[Start]

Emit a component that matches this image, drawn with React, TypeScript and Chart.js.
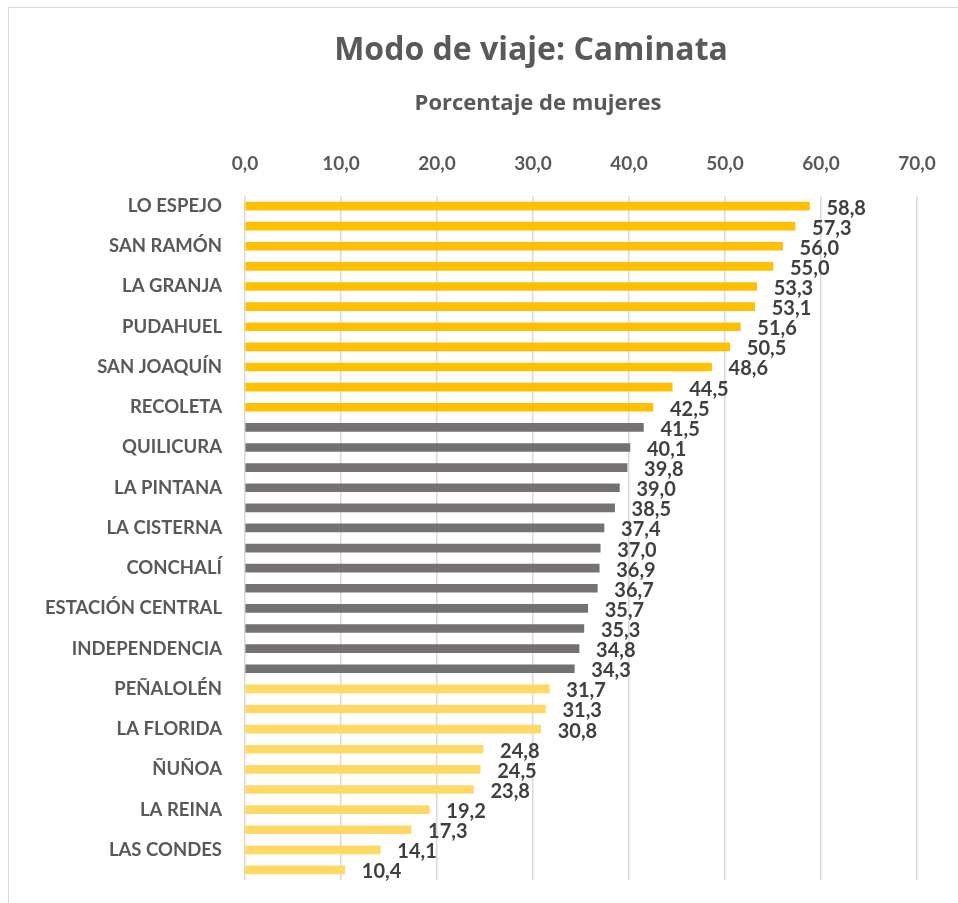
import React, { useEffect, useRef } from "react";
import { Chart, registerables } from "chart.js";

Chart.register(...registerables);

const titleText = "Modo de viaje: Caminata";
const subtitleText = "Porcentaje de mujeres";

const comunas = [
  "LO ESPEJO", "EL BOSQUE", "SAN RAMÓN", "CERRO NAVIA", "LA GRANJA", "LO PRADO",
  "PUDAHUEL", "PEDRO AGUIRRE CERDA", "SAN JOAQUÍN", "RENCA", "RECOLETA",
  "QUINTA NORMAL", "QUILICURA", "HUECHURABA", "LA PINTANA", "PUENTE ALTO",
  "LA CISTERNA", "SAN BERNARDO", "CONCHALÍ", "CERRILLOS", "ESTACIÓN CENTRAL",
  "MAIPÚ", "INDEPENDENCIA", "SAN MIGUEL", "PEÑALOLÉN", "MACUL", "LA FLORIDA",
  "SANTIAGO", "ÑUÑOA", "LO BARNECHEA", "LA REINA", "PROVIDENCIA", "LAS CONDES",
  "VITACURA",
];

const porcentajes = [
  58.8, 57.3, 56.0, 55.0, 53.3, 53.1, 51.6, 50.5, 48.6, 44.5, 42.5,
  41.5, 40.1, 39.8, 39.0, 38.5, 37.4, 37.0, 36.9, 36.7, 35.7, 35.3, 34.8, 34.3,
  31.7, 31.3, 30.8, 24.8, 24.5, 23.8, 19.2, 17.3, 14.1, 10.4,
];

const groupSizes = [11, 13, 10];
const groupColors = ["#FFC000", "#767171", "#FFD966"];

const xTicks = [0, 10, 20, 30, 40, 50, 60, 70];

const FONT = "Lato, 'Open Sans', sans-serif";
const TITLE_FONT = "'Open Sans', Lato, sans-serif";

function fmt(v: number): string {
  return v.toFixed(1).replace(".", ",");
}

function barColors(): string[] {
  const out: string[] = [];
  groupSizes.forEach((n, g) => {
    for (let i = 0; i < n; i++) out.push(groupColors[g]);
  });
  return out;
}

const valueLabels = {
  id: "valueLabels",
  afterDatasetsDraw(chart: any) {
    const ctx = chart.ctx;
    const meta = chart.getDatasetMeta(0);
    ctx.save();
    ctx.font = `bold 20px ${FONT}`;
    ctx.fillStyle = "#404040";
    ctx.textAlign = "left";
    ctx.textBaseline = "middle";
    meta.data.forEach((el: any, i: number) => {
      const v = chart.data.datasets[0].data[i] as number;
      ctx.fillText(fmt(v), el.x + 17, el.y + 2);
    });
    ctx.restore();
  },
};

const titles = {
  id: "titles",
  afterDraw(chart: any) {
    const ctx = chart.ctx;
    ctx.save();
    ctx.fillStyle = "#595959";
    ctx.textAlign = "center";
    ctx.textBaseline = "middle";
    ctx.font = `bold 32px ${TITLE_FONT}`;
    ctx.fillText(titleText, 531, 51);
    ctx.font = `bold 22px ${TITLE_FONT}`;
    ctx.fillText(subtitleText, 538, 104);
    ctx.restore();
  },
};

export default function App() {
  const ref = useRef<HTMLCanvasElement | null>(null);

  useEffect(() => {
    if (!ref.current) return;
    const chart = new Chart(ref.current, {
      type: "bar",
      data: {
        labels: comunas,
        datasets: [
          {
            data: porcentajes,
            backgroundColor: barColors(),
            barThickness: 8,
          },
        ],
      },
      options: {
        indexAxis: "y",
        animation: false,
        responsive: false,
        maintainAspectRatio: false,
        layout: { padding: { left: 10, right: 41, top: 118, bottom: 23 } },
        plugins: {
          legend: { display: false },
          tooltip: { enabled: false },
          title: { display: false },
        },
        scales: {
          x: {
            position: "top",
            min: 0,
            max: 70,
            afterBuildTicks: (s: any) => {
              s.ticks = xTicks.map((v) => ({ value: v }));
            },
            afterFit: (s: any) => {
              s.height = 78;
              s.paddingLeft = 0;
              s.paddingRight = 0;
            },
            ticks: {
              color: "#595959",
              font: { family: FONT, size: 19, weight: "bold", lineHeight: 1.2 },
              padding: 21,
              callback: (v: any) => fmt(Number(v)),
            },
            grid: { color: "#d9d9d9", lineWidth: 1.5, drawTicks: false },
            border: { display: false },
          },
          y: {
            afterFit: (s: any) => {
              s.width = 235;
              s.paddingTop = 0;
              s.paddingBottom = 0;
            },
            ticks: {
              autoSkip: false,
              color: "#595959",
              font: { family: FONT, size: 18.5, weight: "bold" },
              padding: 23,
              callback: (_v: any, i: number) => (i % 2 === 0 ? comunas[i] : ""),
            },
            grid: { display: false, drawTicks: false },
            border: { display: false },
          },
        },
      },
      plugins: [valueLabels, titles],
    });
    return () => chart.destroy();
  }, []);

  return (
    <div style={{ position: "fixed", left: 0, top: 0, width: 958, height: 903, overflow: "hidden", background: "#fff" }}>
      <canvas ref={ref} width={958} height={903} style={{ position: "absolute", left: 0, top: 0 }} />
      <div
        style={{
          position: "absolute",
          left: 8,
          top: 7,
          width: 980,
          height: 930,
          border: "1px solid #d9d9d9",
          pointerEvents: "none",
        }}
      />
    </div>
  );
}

[End]

To be done - Omit the pictures and output all of the other material exactly.

The output -
Emit a component that matches this image, drawn with React, TypeScript and Chart.js.
import React, { useEffect, useRef } from "react";
import { Chart, registerables } from "chart.js";

Chart.register(...registerables);

const titleText = "Modo de viaje: Caminata";
const subtitleText = "Porcentaje de mujeres";

const comunas = [
  "LO ESPEJO", "EL BOSQUE", "SAN RAMÓN", "CERRO NAVIA", "LA GRANJA", "LO PRADO",
  "PUDAHUEL", "PEDRO AGUIRRE CERDA", "SAN JOAQUÍN", "RENCA", "RECOLETA",
  "QUINTA NORMAL", "QUILICURA", "HUECHURABA", "LA PINTANA", "PUENTE ALTO",
  "LA CISTERNA", "SAN BERNARDO", "CONCHALÍ", "CERRILLOS", "ESTACIÓN CENTRAL",
  "MAIPÚ", "INDEPENDENCIA", "SAN MIGUEL", "PEÑALOLÉN", "MACUL", "LA FLORIDA",
  "SANTIAGO", "ÑUÑOA", "LO BARNECHEA", "LA REINA", "PROVIDENCIA", "LAS CONDES",
  "VITACURA",
];

const porcentajes = [
  58.8, 57.3, 56.0, 55.0, 53.3, 53.1, 51.6, 50.5, 48.6, 44.5, 42.5,
  41.5, 40.1, 39.8, 39.0, 38.5, 37.4, 37.0, 36.9, 36.7, 35.7, 35.3, 34.8, 34.3,
  31.7, 31.3, 30.8, 24.8, 24.5, 23.8, 19.2, 17.3, 14.1, 10.4,
];

const groupSizes = [11, 13, 10];
const groupColors = ["#FFC000", "#767171", "#FFD966"];

const xTicks = [0, 10, 20, 30, 40, 50, 60, 70];

const FONT = "Lato, 'Open Sans', sans-serif";
const TITLE_FONT = "'Open Sans', Lato, sans-serif";

function fmt(v: number): string {
  return v.toFixed(1).replace(".", ",");
}

function barColors(): string[] {
  const out: string[] = [];
  groupSizes.forEach((n, g) => {
    for (let i = 0; i < n; i++) out.push(groupColors[g]);
  });
  return out;
}

const valueLabels = {
  id: "valueLabels",
  afterDatasetsDraw(chart: any) {
    const ctx = chart.ctx;
    const meta = chart.getDatasetMeta(0);
    ctx.save();
    ctx.font = `bold 20px ${FONT}`;
    ctx.fillStyle = "#404040";
    ctx.textAlign = "left";
    ctx.textBaseline = "middle";
    meta.data.forEach((el: any, i: number) => {
      const v = chart.data.datasets[0].data[i] as number;
      ctx.fillText(fmt(v), el.x + 17, el.y + 2);
    });
    ctx.restore();
  },
};

const titles = {
  id: "titles",
  afterDraw(chart: any) {
    const ctx = chart.ctx;
    ctx.save();
    ctx.fillStyle = "#595959";
    ctx.textAlign = "center";
    ctx.textBaseline = "middle";
    ctx.font = `bold 32px ${TITLE_FONT}`;
    ctx.fillText(titleText, 531, 51);
    ctx.font = `bold 22px ${TITLE_FONT}`;
    ctx.fillText(subtitleText, 538, 104);
    ctx.restore();
  },
};

export default function App() {
  const ref = useRef<HTMLCanvasElement | null>(null);

  useEffect(() => {
    if (!ref.current) return;
    const chart = new Chart(ref.current, {
      type: "bar",
      data: {
        labels: comunas,
        datasets: [
          {
            data: porcentajes,
            backgroundColor: barColors(),
            barThickness: 8,
          },
        ],
      },
      options: {
        indexAxis: "y",
        animation: false,
        responsive: false,
        maintainAspectRatio: false,
        layout: { padding: { left: 10, right: 41, top: 118, bottom: 23 } },
        plugins: {
          legend: { display: false },
          tooltip: { enabled: false },
          title: { display: false },
        },
        scales: {
          x: {
            position: "top",
            min: 0,
            max: 70,
            afterBuildTicks: (s: any) => {
              s.ticks = xTicks.map((v) => ({ value: v }));
            },
            afterFit: (s: any) => {
              s.height = 78;
              s.paddingLeft = 0;
              s.paddingRight = 0;
            },
            ticks: {
              color: "#595959",
              font: { family: FONT, size: 19, weight: "bold", lineHeight: 1.2 },
              padding: 21,
              callback: (v: any) => fmt(Number(v)),
            },
            grid: { color: "#d9d9d9", lineWidth: 1.5, drawTicks: false },
            border: { display: false },
          },
          y: {
            afterFit: (s: any) => {
              s.width = 235;
              s.paddingTop = 0;
              s.paddingBottom = 0;
            },
            ticks: {
              autoSkip: false,
              color: "#595959",
              font: { family: FONT, size: 18.5, weight: "bold" },
              padding: 23,
              callback: (_v: any, i: number) => (i % 2 === 0 ? comunas[i] : ""),
            },
            grid: { display: false, drawTicks: false },
            border: { display: false },
          },
        },
      },
      plugins: [valueLabels, titles],
    });
    return () => chart.destroy();
  }, []);

  return (
    <div style={{ position: "fixed", left: 0, top: 0, width: 958, height: 903, overflow: "hidden", background: "#fff" }}>
      <canvas ref={ref} width={958} height={903} style={{ position: "absolute", left: 0, top: 0 }} />
      <div
        style={{
          position: "absolute",
          left: 8,
          top: 7,
          width: 980,
          height: 930,
          border: "1px solid #d9d9d9",
          pointerEvents: "none",
        }}
      />
    </div>
  );
}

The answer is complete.